Large-scale product or platform overhauls, like re-architecting your backend to handle 10x the users, migrating to a new cloud provider, or investing in AI infrastructure are exactly the kind of heavy, upfront costs that debt can cover. These upgrades don’t generate revenue today but increase capacity for future growth.

Scaling Into New Markets

Entering a new geographic market might involve significant upfront costs for legal services, office space, and additional hiring before you generate revenue there. Venture debt can bridge that gap, allowing you to establish a foothold without selling equity at a time when your valuation might not reflect that future growth.

These types of investments are too big to cover out of working capital but too strategic to fund with dilution-heavy equity.

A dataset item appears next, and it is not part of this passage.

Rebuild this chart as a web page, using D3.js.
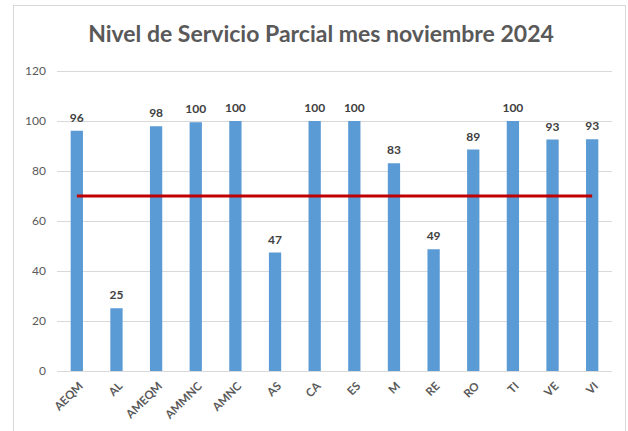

That’s where venture debt makes the most sense.

Founder FAQs

1. How do repayment terms fit with long-term investments?

Most venture debt offers an interest-only period, then repayment over 2–4 years. This gives time for acquisitions, expansions, or rebuilds to start paying off before heavier payments begin.1. What do venture debt lenders look for?

2. How is using venture debt different from raising a Series A for an acquisition?

The main difference is ownership. A Series A round involves selling a significant equity stake (often 15-25%) to venture capitalists in exchange for cash. Venture debt is a loan that you pay back, so you retain full ownership. Debt is also typically faster to secure than a VC round, which can take months of pitching and negotiation. For a specific goal like an acquisition, debt is often a more direct and less dilutive financing tool.

3. Can I use venture debt to buy out a co-founder?

Yes, this is a common and practical use case. A co-founder buyout is a large capital event that doesn’t directly generate new revenue but is critical for the company's stability and future direction. Using venture debt allows you to finance the buyout without draining the company's operating funds or being forced to sell a large chunk of equity to a new investor just to manage the transition.